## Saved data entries
********************

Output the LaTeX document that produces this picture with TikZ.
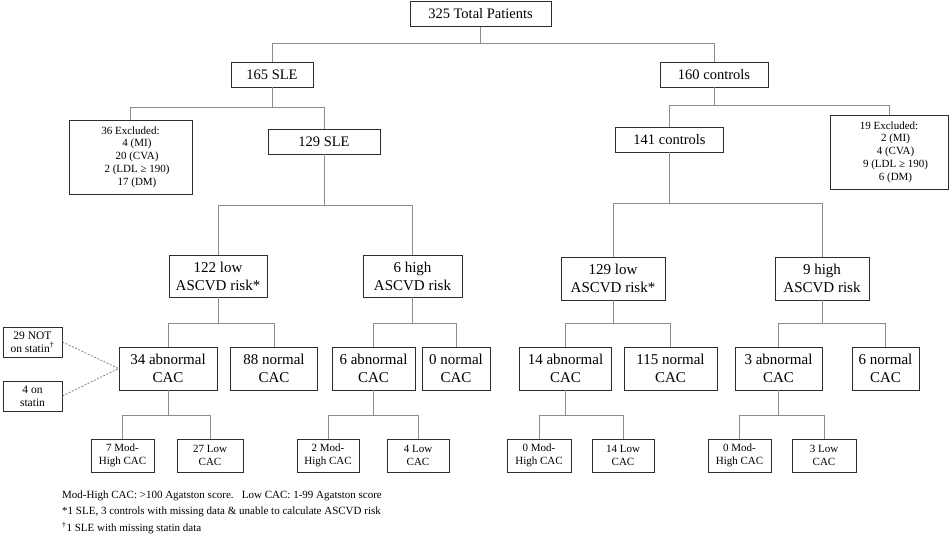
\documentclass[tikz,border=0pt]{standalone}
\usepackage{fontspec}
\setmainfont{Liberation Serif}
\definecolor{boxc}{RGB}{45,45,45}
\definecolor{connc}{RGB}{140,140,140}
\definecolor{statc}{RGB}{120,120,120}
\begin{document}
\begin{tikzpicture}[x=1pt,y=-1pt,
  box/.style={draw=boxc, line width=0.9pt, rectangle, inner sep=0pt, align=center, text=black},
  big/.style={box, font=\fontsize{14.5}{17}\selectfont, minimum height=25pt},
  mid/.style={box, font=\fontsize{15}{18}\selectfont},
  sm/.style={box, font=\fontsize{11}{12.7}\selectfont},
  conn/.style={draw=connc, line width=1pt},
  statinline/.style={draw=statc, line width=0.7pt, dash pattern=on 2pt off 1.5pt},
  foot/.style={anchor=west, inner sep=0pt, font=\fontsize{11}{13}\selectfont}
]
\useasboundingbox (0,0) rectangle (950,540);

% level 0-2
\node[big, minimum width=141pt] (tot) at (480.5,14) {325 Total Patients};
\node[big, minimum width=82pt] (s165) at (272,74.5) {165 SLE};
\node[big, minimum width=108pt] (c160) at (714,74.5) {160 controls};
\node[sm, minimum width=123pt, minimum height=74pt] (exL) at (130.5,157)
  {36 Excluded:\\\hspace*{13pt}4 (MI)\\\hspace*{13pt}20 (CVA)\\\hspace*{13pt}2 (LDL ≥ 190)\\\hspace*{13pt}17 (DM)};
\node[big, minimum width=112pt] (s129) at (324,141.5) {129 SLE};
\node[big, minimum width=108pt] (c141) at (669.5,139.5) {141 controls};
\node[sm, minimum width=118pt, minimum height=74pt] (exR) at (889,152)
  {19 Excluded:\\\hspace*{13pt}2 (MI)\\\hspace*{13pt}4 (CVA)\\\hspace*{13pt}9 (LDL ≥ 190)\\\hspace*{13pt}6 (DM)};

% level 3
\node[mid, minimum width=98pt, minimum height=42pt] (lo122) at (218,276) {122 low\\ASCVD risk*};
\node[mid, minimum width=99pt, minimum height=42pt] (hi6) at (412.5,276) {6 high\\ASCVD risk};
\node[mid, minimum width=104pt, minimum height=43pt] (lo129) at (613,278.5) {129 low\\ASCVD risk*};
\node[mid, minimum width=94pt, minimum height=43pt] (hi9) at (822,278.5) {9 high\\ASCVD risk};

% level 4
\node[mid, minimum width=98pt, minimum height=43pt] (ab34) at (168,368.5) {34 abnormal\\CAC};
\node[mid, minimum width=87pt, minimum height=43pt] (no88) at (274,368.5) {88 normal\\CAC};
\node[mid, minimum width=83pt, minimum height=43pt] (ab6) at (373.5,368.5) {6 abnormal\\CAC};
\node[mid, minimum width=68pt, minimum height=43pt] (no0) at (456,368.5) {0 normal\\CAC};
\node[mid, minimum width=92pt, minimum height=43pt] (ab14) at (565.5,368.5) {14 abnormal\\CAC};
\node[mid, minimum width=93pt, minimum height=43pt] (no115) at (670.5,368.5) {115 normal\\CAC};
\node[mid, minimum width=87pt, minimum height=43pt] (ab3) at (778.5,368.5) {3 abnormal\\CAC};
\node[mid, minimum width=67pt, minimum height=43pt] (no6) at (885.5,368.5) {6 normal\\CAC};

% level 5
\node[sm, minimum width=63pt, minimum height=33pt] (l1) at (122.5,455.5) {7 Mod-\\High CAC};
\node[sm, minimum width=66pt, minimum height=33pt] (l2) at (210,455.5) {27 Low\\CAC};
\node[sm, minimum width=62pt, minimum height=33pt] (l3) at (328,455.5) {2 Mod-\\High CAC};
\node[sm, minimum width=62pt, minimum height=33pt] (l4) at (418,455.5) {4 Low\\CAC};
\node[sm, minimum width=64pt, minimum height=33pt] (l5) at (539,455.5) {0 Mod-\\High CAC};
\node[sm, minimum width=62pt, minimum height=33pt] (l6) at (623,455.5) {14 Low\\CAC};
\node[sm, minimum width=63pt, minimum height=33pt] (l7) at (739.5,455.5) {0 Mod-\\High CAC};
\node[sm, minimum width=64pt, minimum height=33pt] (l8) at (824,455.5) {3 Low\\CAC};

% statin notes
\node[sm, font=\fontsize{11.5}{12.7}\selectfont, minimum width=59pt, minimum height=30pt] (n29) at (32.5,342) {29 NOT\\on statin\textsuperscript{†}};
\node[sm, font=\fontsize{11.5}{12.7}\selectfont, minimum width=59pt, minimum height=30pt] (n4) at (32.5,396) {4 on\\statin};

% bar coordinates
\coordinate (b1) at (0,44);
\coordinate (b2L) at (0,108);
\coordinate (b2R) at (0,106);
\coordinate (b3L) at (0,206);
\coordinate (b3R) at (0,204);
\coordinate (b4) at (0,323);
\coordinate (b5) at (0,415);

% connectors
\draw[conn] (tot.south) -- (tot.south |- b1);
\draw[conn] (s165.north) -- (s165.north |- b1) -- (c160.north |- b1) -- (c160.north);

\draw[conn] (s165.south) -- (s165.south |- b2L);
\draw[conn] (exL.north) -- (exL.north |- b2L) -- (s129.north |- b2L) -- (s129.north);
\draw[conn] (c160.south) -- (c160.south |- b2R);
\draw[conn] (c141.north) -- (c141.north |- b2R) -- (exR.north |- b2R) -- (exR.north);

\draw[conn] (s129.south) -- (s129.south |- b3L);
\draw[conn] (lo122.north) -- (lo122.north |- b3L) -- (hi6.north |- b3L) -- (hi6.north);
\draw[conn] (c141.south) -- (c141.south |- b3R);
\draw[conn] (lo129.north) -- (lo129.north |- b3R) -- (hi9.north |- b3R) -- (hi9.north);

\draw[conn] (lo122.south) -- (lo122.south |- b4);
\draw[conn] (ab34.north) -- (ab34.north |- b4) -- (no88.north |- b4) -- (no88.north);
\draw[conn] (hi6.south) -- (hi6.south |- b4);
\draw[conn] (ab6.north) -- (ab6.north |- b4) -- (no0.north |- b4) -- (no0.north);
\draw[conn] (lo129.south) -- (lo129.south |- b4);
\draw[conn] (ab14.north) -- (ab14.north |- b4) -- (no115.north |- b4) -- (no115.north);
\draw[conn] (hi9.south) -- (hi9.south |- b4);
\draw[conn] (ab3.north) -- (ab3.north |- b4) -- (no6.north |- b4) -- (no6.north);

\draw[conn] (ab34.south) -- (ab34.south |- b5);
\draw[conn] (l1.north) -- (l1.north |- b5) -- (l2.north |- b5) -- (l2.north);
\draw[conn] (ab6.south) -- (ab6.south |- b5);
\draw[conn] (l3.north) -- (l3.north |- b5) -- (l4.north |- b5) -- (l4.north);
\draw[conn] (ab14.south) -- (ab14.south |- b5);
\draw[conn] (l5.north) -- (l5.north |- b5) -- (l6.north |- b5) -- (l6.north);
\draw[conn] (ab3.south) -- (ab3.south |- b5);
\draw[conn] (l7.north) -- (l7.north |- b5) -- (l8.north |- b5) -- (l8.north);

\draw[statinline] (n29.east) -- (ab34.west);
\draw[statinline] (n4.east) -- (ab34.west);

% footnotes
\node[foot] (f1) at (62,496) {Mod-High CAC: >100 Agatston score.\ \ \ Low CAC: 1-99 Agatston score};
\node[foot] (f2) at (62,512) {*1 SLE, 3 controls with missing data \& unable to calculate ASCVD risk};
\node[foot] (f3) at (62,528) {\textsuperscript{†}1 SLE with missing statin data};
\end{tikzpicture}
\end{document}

********************

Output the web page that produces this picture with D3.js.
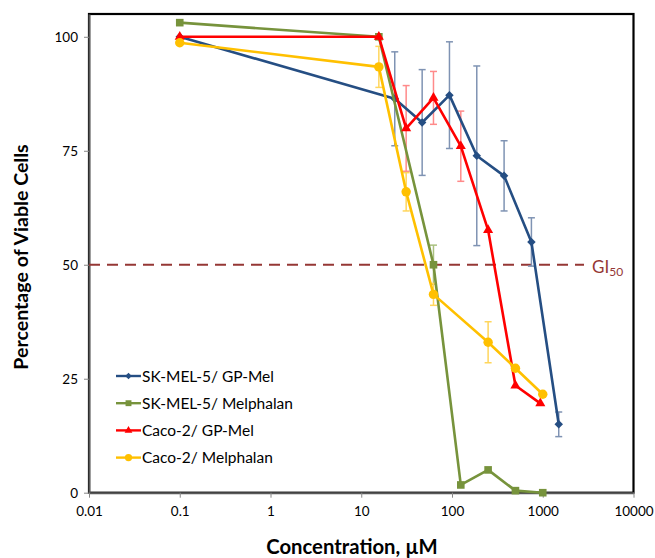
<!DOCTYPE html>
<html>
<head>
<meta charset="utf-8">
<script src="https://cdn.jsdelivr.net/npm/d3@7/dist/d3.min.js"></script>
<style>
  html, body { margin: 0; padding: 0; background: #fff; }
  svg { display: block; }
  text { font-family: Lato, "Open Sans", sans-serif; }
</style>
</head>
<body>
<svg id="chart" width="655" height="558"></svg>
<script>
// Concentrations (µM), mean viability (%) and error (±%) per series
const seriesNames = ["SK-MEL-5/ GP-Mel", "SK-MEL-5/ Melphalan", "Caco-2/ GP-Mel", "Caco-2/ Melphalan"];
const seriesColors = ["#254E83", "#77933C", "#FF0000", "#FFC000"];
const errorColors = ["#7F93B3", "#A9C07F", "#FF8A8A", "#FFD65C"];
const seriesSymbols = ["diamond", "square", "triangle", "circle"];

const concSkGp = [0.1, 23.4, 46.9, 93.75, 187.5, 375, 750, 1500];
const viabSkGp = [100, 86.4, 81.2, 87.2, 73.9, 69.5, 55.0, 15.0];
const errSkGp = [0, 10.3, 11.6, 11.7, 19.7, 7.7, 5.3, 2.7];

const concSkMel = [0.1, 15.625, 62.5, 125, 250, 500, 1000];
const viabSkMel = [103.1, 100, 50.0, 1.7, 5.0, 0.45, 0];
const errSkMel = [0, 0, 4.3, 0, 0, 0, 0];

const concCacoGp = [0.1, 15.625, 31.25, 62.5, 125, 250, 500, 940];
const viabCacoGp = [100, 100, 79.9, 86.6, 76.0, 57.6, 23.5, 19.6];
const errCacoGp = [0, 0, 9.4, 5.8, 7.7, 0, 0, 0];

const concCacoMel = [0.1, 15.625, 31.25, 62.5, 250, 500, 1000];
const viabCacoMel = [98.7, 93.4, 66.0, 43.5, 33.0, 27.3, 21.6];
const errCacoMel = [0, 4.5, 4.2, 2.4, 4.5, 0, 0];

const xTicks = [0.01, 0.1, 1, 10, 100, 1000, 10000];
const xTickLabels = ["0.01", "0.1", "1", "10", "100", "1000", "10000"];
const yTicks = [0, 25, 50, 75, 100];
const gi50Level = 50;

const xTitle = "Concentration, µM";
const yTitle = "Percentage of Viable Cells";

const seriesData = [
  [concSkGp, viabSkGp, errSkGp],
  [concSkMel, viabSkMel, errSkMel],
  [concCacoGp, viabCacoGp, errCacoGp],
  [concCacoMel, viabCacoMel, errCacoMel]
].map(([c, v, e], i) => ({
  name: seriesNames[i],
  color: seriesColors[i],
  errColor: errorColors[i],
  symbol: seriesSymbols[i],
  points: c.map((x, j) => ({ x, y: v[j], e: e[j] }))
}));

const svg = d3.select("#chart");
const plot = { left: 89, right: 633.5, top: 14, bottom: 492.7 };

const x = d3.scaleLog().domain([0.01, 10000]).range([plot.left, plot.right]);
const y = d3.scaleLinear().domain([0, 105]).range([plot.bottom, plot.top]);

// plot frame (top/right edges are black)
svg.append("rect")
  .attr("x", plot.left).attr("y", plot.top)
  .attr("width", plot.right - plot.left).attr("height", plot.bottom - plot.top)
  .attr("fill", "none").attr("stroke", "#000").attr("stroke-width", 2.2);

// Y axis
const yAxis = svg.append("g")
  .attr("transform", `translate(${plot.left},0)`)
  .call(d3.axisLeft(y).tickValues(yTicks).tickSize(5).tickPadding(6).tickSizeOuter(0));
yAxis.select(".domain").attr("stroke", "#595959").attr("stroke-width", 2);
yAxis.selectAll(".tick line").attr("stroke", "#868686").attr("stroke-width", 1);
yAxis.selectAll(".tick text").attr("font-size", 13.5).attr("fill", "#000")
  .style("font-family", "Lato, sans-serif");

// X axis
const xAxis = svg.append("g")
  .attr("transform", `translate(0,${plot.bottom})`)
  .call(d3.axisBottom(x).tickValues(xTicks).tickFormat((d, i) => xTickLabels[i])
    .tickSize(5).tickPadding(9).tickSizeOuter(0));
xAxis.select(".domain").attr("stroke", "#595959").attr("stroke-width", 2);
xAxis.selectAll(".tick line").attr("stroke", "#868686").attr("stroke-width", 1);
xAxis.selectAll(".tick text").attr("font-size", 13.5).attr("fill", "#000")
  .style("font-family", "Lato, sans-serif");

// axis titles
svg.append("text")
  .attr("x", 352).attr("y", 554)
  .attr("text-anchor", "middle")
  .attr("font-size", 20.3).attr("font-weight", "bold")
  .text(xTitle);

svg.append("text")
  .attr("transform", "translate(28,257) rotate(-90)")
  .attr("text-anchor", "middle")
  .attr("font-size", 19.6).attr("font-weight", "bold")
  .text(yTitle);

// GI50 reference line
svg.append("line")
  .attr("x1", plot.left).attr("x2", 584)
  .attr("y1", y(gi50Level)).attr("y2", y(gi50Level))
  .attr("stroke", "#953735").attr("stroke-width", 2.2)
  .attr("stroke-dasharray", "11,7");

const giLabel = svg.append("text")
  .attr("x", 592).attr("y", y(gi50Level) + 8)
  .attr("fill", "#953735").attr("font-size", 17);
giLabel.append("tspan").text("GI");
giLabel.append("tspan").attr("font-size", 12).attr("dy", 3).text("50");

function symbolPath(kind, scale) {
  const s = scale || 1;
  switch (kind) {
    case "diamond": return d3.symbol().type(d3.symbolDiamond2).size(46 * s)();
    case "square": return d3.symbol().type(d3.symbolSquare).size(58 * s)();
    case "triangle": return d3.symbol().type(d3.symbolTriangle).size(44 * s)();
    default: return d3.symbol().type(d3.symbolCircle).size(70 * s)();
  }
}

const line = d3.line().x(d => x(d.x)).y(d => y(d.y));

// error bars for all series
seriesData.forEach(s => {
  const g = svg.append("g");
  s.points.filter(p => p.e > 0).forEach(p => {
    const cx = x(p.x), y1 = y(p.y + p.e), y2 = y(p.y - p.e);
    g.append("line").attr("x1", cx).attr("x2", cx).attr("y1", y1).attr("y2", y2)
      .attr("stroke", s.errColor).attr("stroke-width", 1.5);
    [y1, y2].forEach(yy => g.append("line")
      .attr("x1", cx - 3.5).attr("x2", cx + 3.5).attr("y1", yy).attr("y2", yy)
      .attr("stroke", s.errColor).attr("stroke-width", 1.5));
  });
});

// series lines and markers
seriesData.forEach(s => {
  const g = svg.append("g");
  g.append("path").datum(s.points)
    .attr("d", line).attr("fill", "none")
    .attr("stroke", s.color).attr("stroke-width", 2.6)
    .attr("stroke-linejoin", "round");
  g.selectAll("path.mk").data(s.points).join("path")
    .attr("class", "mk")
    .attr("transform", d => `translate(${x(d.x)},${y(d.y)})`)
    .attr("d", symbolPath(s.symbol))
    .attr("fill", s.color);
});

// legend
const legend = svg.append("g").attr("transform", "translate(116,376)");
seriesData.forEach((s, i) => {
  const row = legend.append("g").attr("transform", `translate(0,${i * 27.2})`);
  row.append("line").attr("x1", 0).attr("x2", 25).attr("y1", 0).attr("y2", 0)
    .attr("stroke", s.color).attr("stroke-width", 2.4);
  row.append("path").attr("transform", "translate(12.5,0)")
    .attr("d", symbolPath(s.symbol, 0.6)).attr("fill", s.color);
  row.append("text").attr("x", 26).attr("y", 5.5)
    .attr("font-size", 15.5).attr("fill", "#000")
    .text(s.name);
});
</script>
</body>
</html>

********************

With the pictures removed from your copy, retype the lines above from the one that contains "Output the web" through the one that contains "const errSkMel = [0, 0, 4.3, 0, 0, 0, 0];", exactly.

Output the web page that produces this picture with D3.js.
<!DOCTYPE html>
<html>
<head>
<meta charset="utf-8">
<script src="https://cdn.jsdelivr.net/npm/d3@7/dist/d3.min.js"></script>
<style>
  html, body { margin: 0; padding: 0; background: #fff; }
  svg { display: block; }
  text { font-family: Lato, "Open Sans", sans-serif; }
</style>
</head>
<body>
<svg id="chart" width="655" height="558"></svg>
<script>
// Concentrations (µM), mean viability (%) and error (±%) per series
const seriesNames = ["SK-MEL-5/ GP-Mel", "SK-MEL-5/ Melphalan", "Caco-2/ GP-Mel", "Caco-2/ Melphalan"];
const seriesColors = ["#254E83", "#77933C", "#FF0000", "#FFC000"];
const errorColors = ["#7F93B3", "#A9C07F", "#FF8A8A", "#FFD65C"];
const seriesSymbols = ["diamond", "square", "triangle", "circle"];

const concSkGp = [0.1, 23.4, 46.9, 93.75, 187.5, 375, 750, 1500];
const viabSkGp = [100, 86.4, 81.2, 87.2, 73.9, 69.5, 55.0, 15.0];
const errSkGp = [0, 10.3, 11.6, 11.7, 19.7, 7.7, 5.3, 2.7];

const concSkMel = [0.1, 15.625, 62.5, 125, 250, 500, 1000];
const viabSkMel = [103.1, 100, 50.0, 1.7, 5.0, 0.45, 0];
const errSkMel = [0, 0, 4.3, 0, 0, 0, 0];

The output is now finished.